Written exercise: Quote the data exactly, first line to the line containing "0.652, 0.600]", with no pictures.

Given data:
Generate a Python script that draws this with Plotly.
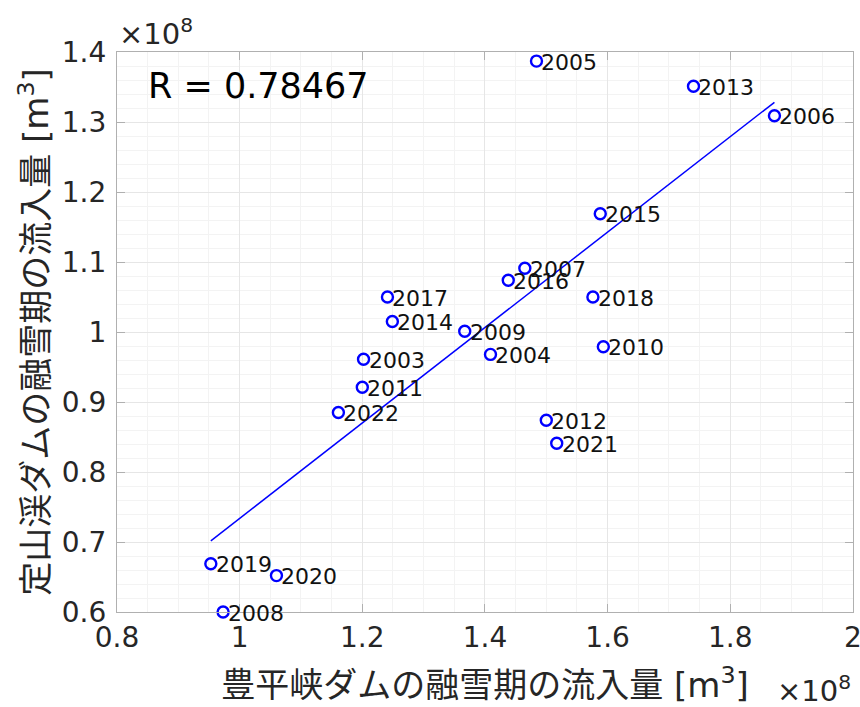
import numpy as np
import plotly.graph_objects as go

# Snowmelt-season inflow (x1e8 m^3) for each year
years = ["2005", "2013", "2006", "2015", "2007", "2016", "2018", "2009", "2010",
         "2004", "2012", "2021", "2017", "2014", "2003", "2011", "2022", "2019",
         "2020", "2008"]
hoheikyo = [1.484, 1.740, 1.872, 1.588, 1.465, 1.438, 1.576, 1.367, 1.593,
            1.409, 1.500, 1.517, 1.241, 1.249, 1.202, 1.200, 1.161, 0.953,
            1.060, 0.973]
jozankei = [1.387, 1.351, 1.309, 1.169, 1.091, 1.074, 1.050, 1.001, 0.979,
            0.968, 0.874, 0.841, 1.050, 1.015, 0.961, 0.921, 0.885, 0.669,
            0.652, 0.600]

x_ticks = [0.8, 1.0, 1.2, 1.4, 1.6, 1.8, 2.0]
x_tick_text = ["0.8", "1", "1.2", "1.4", "1.6", "1.8", "2"]
y_ticks = [0.6, 0.7, 0.8, 0.9, 1.0, 1.1, 1.2, 1.3, 1.4]
y_tick_text = ["0.6", "0.7", "0.8", "0.9", "1", "1.1", "1.2", "1.3", "1.4"]

r_label = "R = 0.78467"

FONT = "DejaVu Sans, Noto Sans CJK JP, sans-serif"
BLUE = "#0000ff"
INK = "#262626"

x = np.array(hoheikyo)
y = np.array(jozankei)
slope, intercept = np.polyfit(x, y, 1)
fit_x = np.array([x.min(), x.max()])
fit_y = slope * fit_x + intercept

fig = go.Figure()

fig.add_trace(go.Scatter(
    x=fit_x, y=fit_y, mode="lines",
    line=dict(color=BLUE, width=1.5),
    hoverinfo="skip", showlegend=False,
))

fig.add_trace(go.Scatter(
    x=hoheikyo, y=jozankei, mode="markers",
    marker=dict(symbol="circle-open", size=11, color=BLUE, line=dict(width=2.4, color=BLUE)),
    cliponaxis=False, showlegend=False,
))

for yr, xv, yv in zip(years, hoheikyo, jozankei):
    fig.add_annotation(
        x=xv, y=yv, text=yr, showarrow=False,
        xanchor="left", yanchor="middle", xshift=3, yshift=-1,
        font=dict(family=FONT, size=22, color="#111111"),
    )

fig.add_annotation(
    xref="paper", yref="paper", x=0.039, y=0.94, text=r_label,
    showarrow=False, xanchor="left", yanchor="middle",
    font=dict(family=FONT, size=35, color="#000000"),
)

# exponent markers for both axes
fig.add_annotation(
    xref="paper", yref="paper", x=0.0, y=1.0, yshift=-1,
    text="×10<sup>8</sup>", showarrow=False, xanchor="left", yanchor="bottom",
    font=dict(family=FONT, size=29, color=INK),
)
fig.add_annotation(
    xref="paper", yref="paper", x=1.0, y=0.0, yshift=-98,
    text="×10<sup>8</sup>", showarrow=False, xanchor="right", yanchor="bottom",
    font=dict(family=FONT, size=29, color=INK),
)

axis_common = dict(
    showline=True, linecolor="#b0b0b0", linewidth=1.3, mirror="allticks",
    ticks="inside", ticklen=8, tickcolor="#b0b0b0",
    showgrid=True, gridcolor="#e6e6e6", gridwidth=1,
    zeroline=False, ticklabeloverflow="allow", automargin=False,
    tickfont=dict(family=FONT, size=28, color=INK),
)

fig.update_xaxes(
    range=[0.8, 2.0001], tickvals=x_ticks, ticktext=x_tick_text,
    minor=dict(dtick=0.05, showgrid=True, gridcolor="#f3f3f3", ticks=""),
    title=dict(text="豊平峡ダムの融雪期の流入量 [m<sup>3</sup>]",
               font=dict(family=FONT, size=34, color=INK), standoff=20),
    **axis_common,
)
fig.update_yaxes(
    range=[0.6, 1.4], tickvals=y_ticks, ticktext=y_tick_text,
    minor=dict(dtick=0.02, showgrid=True, gridcolor="#f3f3f3", ticks=""),
    ticklabelstandoff=4,
    title=dict(text="定山渓ダムの融雪期の流入量 [m<sup>3</sup>]",
               font=dict(family=FONT, size=34, color=INK), standoff=2),
    **axis_common,
)

fig.update_layout(
    width=860, height=707,
    margin=dict(l=117, r=7, t=52, b=95),
    paper_bgcolor="white", plot_bgcolor="white",
    font=dict(family=FONT),
)

fig.write_html("out.html")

Solved problem:
Generate a Python script that draws this with Plotly.
import numpy as np
import plotly.graph_objects as go

# Snowmelt-season inflow (x1e8 m^3) for each year
years = ["2005", "2013", "2006", "2015", "2007", "2016", "2018", "2009", "2010",
         "2004", "2012", "2021", "2017", "2014", "2003", "2011", "2022", "2019",
         "2020", "2008"]
hoheikyo = [1.484, 1.740, 1.872, 1.588, 1.465, 1.438, 1.576, 1.367, 1.593,
            1.409, 1.500, 1.517, 1.241, 1.249, 1.202, 1.200, 1.161, 0.953,
            1.060, 0.973]
jozankei = [1.387, 1.351, 1.309, 1.169, 1.091, 1.074, 1.050, 1.001, 0.979,
            0.968, 0.874, 0.841, 1.050, 1.015, 0.961, 0.921, 0.885, 0.669,
            0.652, 0.600]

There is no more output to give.